Der Rest wächst beständig. Mount Airy Hill (Way Gone) slided und heult dagegen ohne seine zurückgelehnte Haltung zu verlassen, Hey Like a Child knödelt wie ein ausgefranstes Jeff Tweedy- Stück, wirkt im Kontext aber fast knackig rockend von der Rhythmussektion angeschoben. Fo Sho lenkt das Spektrum mit subtil bratzender Gitarre zum Indierock und Chazzy Don’t Mind hätte anderswo eine Heartland-Ballade sein können – und hier eine wohlige Meditation als potentiell idealer Schlusspunkt in einem konsistenten, geschmeidigen Fluss.

Schließlich fühlt sich das letzte Drittel des Albums – mit dem Interlude (Shiny Things) beginnend und durch den ambiente Loop Kurt Runner aufgeblasen  – eher wie ein (zwar immer noch essentieller) Appendix an, der seine Qualitäten dann aber auf sich gestellt aufmerksamer machend entfalten hätte können. Das zügig und flott mit Retro-Lockerheit, Classic-Tendenz und Bandfeeling auftrumpfende Say the Word ist immerhin ebenso gelungen wie das gemächlich schippernde Bruce Springsteen-Cover Wages of Sin sowie die alle Zeit der Welt in Vergänglichkeit und Zeitlosigkeit übersetzende Melancholie Stuffed Leopard. das ist aber das Paradoxon der Kurt Vile’schen Kunst: Seine Songs(ammlungen) sollten dezitiert beschnitten werden und könnten abseits des aktiven Konsuns trotzdem gut und gerne auch ewig weiterlaufen, weil man sich so fabelhaft in die Stimmung verliert, wo all die Monotonie in der Coolness nicht langweilig wird, und Spannung mit kaum merklicher Sparsamkeit variiert werden.
E gibts neben Gastbeiträgen von Le Bon, Chastity Belt, Stella Mozgawa und Sarah Jones im Detail eben doch so einige Kleinigkeiten zu entdecken, Facetten, die einem ans Herz wachsen – gleich wenn Palace of OKV in Reverse auf einem 80er Synth-Plüschsofa in die zurückhaltende Psychedelik chillt beispielsweise oder Like Exploding Stones mit seinem sommerlichem Real Estate– meets-Beach House-Vibe, dessen milder Sonnenschein traumwandelnd begleitet, bis ein Saxofon in den irgendwo zwischen endloser Küstenstraße und Astralem Trip flanierenden Texturen heimlich um den fast krautigen Stoizismus schleicht.
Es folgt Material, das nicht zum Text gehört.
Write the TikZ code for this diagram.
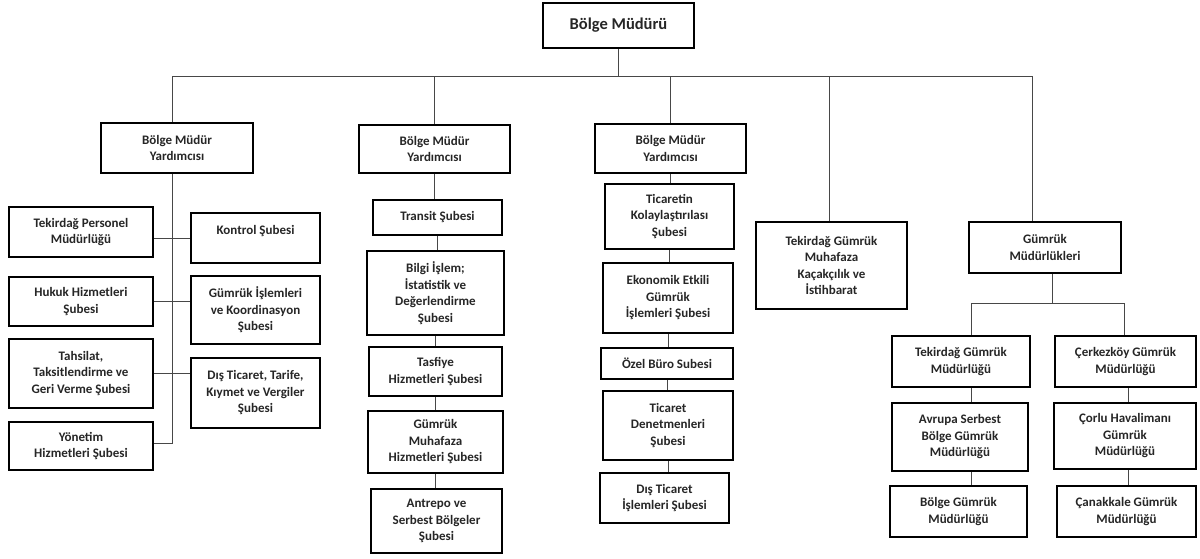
\documentclass[tikz,border=0pt]{standalone}
\usepackage{fontspec}
\setmainfont{Carlito}
% box from its corner coordinates: name, x1, y1, x2, y2, text
\newcommand{\orgbox}[6]{%
  \node[ob, minimum width={#4-#2}, minimum height={#5-#3}] (#1)
    at ({(#2+#4)/2},{(#3+#5)/2}) {#6};}
\begin{document}
\begin{tikzpicture}[x=1pt,y=-1pt,
  ob/.style={draw=black, line width=2.3pt, fill=white, align=center,
    font=\bfseries\fontsize{13}{16.5}\selectfont, text=black!85,
    inner sep=1pt},
  link/.style={draw=black!72, line width=0.9pt}]
\useasboundingbox (0,0) rectangle (1200,558);

% head of the region
\node[ob, minimum width=151, minimum height=45,
  font=\bfseries\fontsize{16.5}{19}\selectfont] (head) at (618.5,25.5) {Bölge Müdürü};

% first deputy and its units
\orgbox{dA}{101}{123}{253}{173}{Bölge Müdür\\Yardımcısı}
\orgbox{per}{9}{207}{153}{257}{Tekirdağ Personel\\Müdürlüğü}
\orgbox{huk}{9}{277}{153}{326}{Hukuk Hizmetleri\\Şubesi}
\orgbox{tah}{9}{339}{153}{408}{Tahsilat,\\Taksitlendirme ve\\Geri Verme Şubesi}
\orgbox{yon}{9}{422}{153}{470}{Yönetim\\Hizmetleri Şubesi}
\orgbox{kon}{191}{213}{320}{263}{Kontrol Şubesi\\\mbox{}}
\orgbox{gis}{191}{276}{320}{344}{Gümrük İşlemleri\\ve Koordinasyon\\Şubesi}
\orgbox{dis}{191}{358}{320}{428}{Dış Ticaret, Tarife,\\Kıymet ve Vergiler\\Şubesi}

% second deputy and its units
\orgbox{dB}{359}{125}{510}{173}{Bölge Müdür\\Yardımcısı}
\orgbox{tra}{373}{200}{502}{235}{Transit Şubesi}
\orgbox{bil}{367}{251}{504}{335}{Bilgi İşlem;\\İstatistik ve\\Değerlendirme\\Şubesi}
\orgbox{tas}{369}{347}{502}{396}{Tasfiye\\Hizmetleri Şubesi}
\orgbox{gmh}{368}{411}{503}{473}{Gümrük\\Muhafaza\\Hizmetleri Şubesi}
\orgbox{ant}{371}{489}{502}{553}{Antrepo ve\\Serbest Bölgeler\\Şubesi}

% third deputy and its units
\orgbox{dC}{595}{124}{746}{173}{Bölge Müdür\\Yardımcısı}
\orgbox{tic}{605}{184}{734}{249}{Ticaretin\\Kolaylaştırılası\\Şubesi}
\orgbox{eko}{603}{263}{733}{333}{Ekonomik Etkili\\Gümrük\\İşlemleri Şubesi}
\orgbox{oze}{601}{348}{733}{379}{Özel Büro Subesi}
\orgbox{den}{603}{391}{733}{460}{Ticaret\\Denetmenleri\\Şubesi}
\orgbox{dti}{600}{473}{729}{523}{Dış Ticaret\\İşlemleri Şubesi}

% smuggling and intelligence unit
\orgbox{muh}{756}{222}{907}{309}{Tekirdağ Gümrük\\Muhafaza\\Kaçakçılık ve\\İstihbarat}

% customs directorates
\orgbox{gm}{969}{222}{1121}{273}{Gümrük\\Müdürlükleri}
\orgbox{tek}{892}{336}{1030}{387}{Tekirdağ Gümrük\\Müdürlüğü}
\orgbox{avr}{892}{403}{1028}{471}{Avrupa Serbest\\Bölge Gümrük\\Müdürlüğü}
\orgbox{bgm}{890}{486}{1027}{537}{Bölge Gümrük\\Müdürlüğü}
\orgbox{cer}{1055}{336}{1196}{387}{Çerkezköy Gümrük\\Müdürlüğü}
\orgbox{cor}{1054}{403}{1196}{469}{Çorlu Havalimanı\\Gümrük\\Müdürlüğü}
\orgbox{can}{1057}{486}{1196}{537}{Çanakkale Gümrük\\Müdürlüğü}

% main bus under the head
\coordinate (busL) at (172,76);
\coordinate (busR) at (1032,76);
\draw[link] (busL) -- (busR);
\draw[link] (head.south) -- (head.south |- busL);
\draw[link] (busL) -- (busL |- dA.north);
\draw[link] (dB.north |- busL) -- (dB.north);
\draw[link] (dC.north |- busL) -- (dC.north);
\draw[link] (829,76) coordinate (mT) -- (mT |- muh.north);
\draw[link] (busR) -- (busR |- gm.north);

% first deputy: central trunk with side branches
\coordinate (trunk) at (172,443);
\draw[link] (trunk |- dA.south) -- (trunk) -- (trunk -| yon.east);
\draw[link] (per.east |- kon.west) -- (kon.west);
\draw[link] (huk.east) -- (huk.east -| gis.west);
\draw[link] (tah.east) -- (tah.east -| dis.west);

% second deputy: vertical chain
\foreach \a/\b in {dB/tra, tra/bil, bil/tas, tas/gmh, gmh/ant}
  \draw[link] (\a.south) -- (\a.south |- \b.north);

% third deputy: vertical chain
\foreach \a/\b in {dC/tic, tic/eko, eko/oze, oze/den, den/dti}
  \draw[link] (\a.south) -- (\a.south |- \b.north);

% customs directorates: split into two columns
\coordinate (split) at (1052,303);
\coordinate (jl) at (971,303);
\coordinate (jr) at (1124,303);
\draw[link] (split |- gm.south) -- (split);
\draw[link] (jl |- tek.north) -- (jl) -- (jr) -- (jr |- cer.north);
\coordinate (cl) at (971,0);
\draw[link] (cl |- tek.south) -- (cl |- avr.north);
\draw[link] (cl |- avr.south) -- (cl |- bgm.north);
\coordinate (cr) at (1128,0);
\draw[link] (cr |- cer.south) -- (cr |- cor.north);
\draw[link] (cr |- cor.south) -- (cr |- can.north);
\end{tikzpicture}
\end{document}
Wenn man so will versteckt Vile mit dem Grower (watch my moves) auf Nummer Sicher gehend eben ein weiteren Hochkaräter vor aller Augen, vielleicht sogar sein bestes Album seit Wakin on a Pretty Daze (2013); er spielt mit offenen Karten und hat doch das eine oder andere Ass im Ärmel. Nur der Opener, das das überraschend luftig, verspielt und salopp am Klavier klimpernde Goin on a Plane Today mit seinen minimalistischen Bläsern und wogenden Backingvovals, bleibt dann ein einziger Bluff ohne Folgen.